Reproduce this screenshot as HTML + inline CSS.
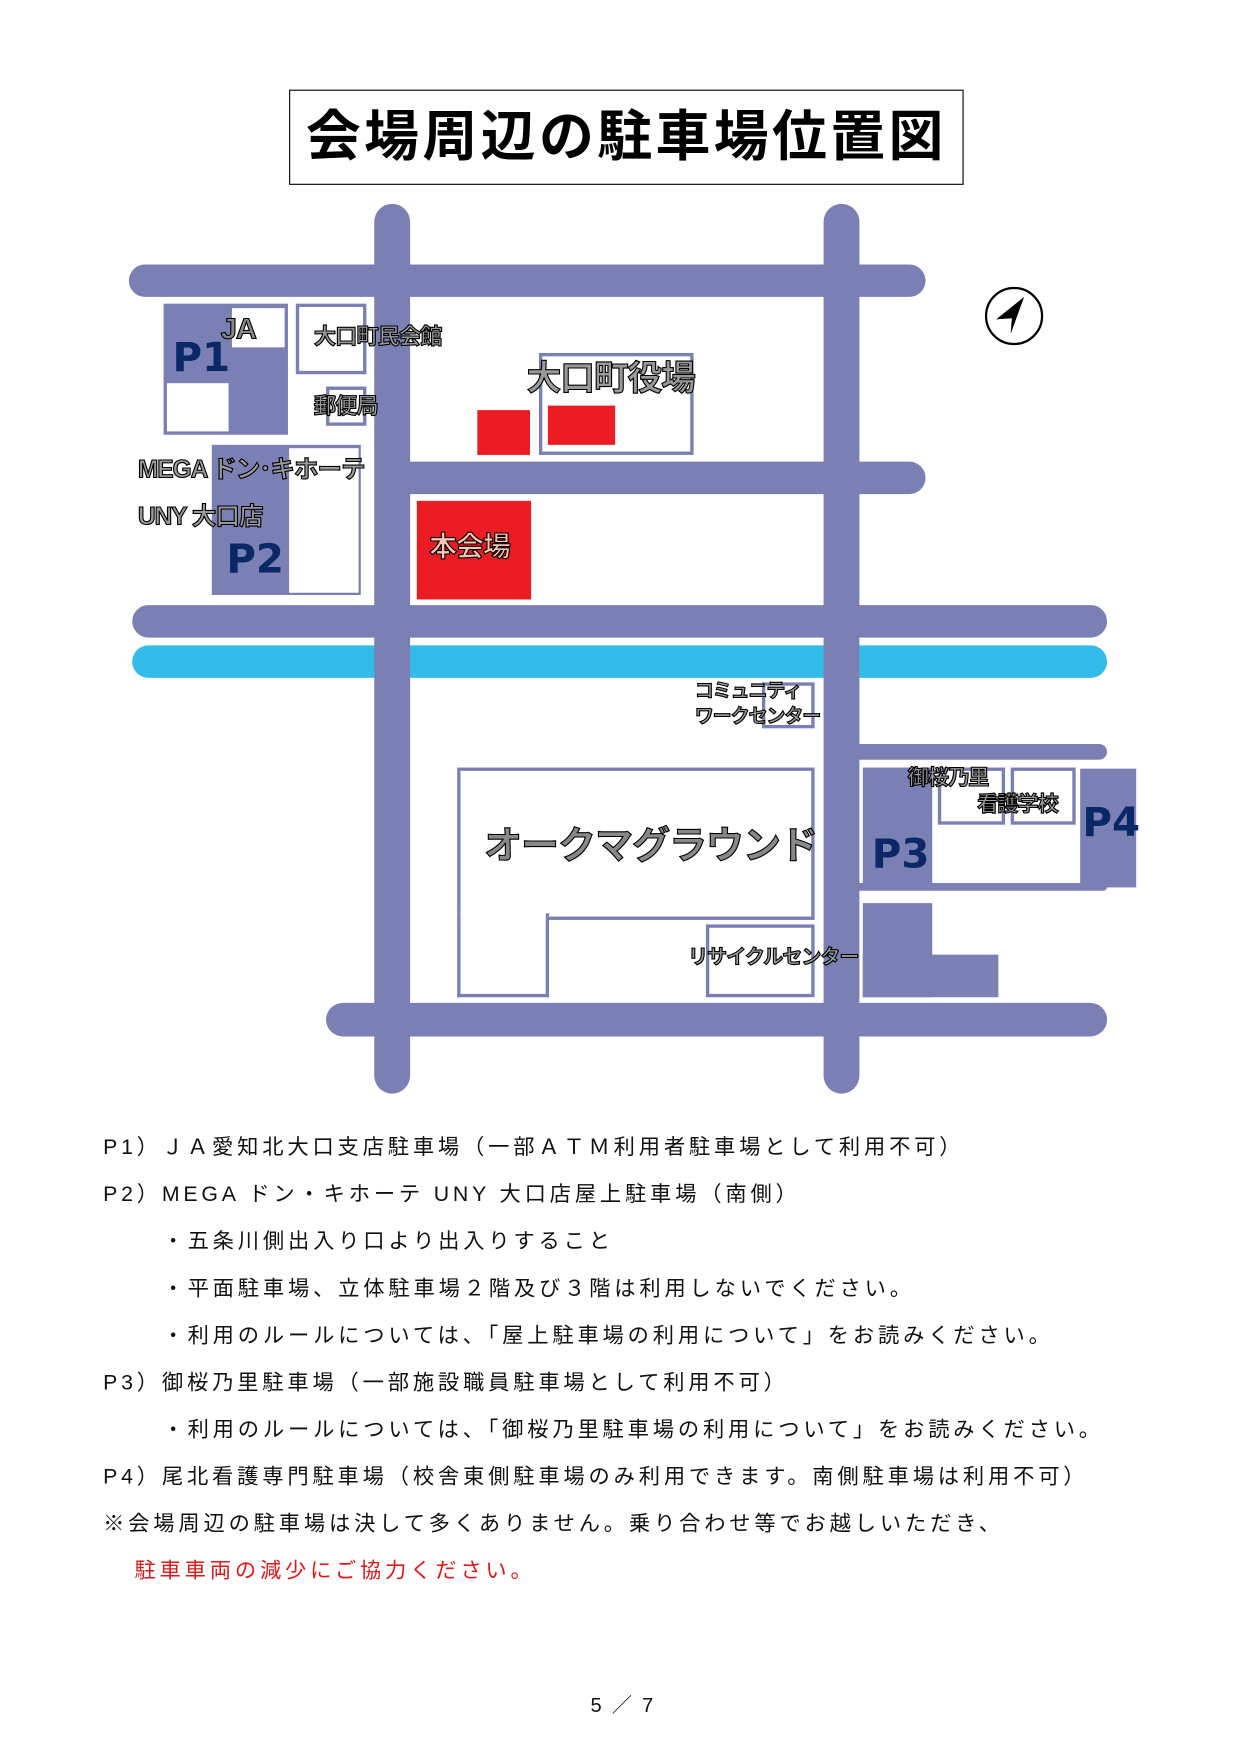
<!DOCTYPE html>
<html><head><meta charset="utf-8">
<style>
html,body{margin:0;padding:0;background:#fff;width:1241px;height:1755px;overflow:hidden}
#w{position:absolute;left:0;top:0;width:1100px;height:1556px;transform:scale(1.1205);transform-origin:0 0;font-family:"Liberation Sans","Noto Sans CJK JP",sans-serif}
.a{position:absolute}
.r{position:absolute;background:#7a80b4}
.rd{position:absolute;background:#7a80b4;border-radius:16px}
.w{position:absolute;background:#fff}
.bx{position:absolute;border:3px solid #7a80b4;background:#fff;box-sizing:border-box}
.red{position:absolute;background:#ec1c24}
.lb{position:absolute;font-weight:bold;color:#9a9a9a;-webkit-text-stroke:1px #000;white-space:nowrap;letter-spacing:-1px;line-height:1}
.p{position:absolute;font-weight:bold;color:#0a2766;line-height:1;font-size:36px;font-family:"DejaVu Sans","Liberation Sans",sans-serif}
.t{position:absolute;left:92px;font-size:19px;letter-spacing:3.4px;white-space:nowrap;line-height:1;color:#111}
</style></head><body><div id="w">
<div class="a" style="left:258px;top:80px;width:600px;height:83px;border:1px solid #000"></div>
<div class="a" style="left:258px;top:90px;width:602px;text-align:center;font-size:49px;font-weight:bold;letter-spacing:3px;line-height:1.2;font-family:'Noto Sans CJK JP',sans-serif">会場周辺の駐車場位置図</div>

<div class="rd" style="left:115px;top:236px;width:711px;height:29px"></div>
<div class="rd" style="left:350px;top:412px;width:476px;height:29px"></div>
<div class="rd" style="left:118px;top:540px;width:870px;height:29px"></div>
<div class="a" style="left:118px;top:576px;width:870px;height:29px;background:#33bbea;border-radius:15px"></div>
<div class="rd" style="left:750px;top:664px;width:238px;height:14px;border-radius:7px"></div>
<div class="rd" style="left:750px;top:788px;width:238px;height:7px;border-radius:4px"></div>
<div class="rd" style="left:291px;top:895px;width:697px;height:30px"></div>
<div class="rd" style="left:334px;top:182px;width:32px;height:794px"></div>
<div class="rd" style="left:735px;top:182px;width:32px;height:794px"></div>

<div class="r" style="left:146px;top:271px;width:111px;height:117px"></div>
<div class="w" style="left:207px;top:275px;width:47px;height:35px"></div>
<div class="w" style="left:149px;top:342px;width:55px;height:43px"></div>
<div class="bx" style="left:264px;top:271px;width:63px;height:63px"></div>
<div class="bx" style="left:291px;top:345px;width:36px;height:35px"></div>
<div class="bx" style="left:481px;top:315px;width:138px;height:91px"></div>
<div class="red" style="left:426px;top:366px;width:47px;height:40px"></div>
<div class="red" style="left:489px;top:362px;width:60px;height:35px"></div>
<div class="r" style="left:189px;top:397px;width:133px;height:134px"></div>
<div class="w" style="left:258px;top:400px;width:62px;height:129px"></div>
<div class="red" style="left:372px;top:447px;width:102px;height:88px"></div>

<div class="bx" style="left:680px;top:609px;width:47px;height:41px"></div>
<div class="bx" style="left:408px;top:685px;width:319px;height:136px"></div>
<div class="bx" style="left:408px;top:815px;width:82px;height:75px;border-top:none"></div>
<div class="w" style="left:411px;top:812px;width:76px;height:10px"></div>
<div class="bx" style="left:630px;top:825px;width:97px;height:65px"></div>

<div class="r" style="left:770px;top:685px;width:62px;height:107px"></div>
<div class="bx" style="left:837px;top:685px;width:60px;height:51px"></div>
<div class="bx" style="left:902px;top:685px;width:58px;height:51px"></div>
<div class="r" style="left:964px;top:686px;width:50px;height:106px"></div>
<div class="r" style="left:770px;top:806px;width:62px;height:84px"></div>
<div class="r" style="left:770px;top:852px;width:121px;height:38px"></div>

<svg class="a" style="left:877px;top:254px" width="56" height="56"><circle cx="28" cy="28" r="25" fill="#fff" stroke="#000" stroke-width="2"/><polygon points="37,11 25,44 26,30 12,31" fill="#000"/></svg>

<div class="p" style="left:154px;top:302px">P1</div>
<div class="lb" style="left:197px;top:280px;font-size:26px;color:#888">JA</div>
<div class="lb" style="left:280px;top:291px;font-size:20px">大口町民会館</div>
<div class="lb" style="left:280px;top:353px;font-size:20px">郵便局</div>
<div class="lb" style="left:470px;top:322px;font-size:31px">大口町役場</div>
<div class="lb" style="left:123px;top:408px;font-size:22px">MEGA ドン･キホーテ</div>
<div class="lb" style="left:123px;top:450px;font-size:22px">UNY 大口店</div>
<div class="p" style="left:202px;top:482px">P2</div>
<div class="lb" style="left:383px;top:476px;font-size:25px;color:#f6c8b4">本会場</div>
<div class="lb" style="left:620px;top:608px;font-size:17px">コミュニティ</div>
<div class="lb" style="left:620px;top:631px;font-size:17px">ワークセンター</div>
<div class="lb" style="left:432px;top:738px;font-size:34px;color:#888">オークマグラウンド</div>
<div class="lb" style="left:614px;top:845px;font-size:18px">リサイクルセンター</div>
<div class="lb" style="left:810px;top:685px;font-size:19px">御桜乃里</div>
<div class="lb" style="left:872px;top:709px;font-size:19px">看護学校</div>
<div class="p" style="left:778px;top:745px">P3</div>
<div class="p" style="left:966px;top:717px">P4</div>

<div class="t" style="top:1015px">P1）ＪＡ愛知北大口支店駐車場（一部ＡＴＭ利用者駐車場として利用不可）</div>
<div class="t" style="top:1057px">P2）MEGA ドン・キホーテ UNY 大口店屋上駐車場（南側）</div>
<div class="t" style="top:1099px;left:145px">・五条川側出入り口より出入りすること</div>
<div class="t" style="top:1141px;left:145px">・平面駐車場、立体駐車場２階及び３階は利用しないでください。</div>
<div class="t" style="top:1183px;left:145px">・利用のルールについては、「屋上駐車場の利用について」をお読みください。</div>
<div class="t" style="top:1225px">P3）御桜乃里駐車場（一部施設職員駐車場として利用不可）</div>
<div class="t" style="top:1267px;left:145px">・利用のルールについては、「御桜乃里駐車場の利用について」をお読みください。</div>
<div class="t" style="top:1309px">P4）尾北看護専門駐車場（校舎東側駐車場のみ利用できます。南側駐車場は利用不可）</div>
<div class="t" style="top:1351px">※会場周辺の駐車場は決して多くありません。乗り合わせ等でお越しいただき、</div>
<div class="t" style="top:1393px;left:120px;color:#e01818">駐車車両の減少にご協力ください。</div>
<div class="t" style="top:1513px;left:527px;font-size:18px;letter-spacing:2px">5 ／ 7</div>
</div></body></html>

——————————

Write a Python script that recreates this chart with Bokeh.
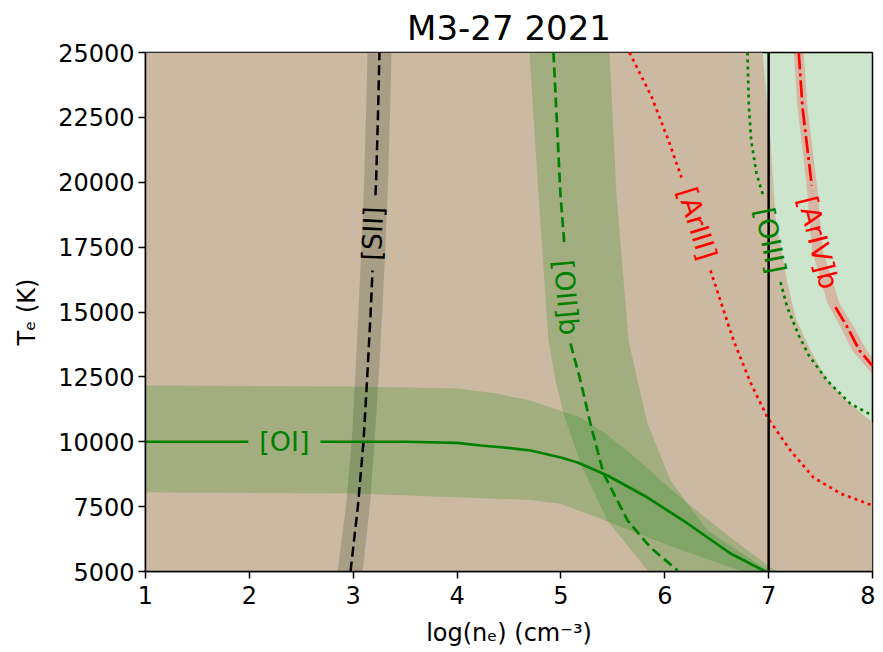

——————————

### What is asked
Which lines include the word "this"? Copy every one of them.

### Reply
Reproduce this screenshot as HTML + inline CSS.
Write a Python script that recreates this chart with Bokeh.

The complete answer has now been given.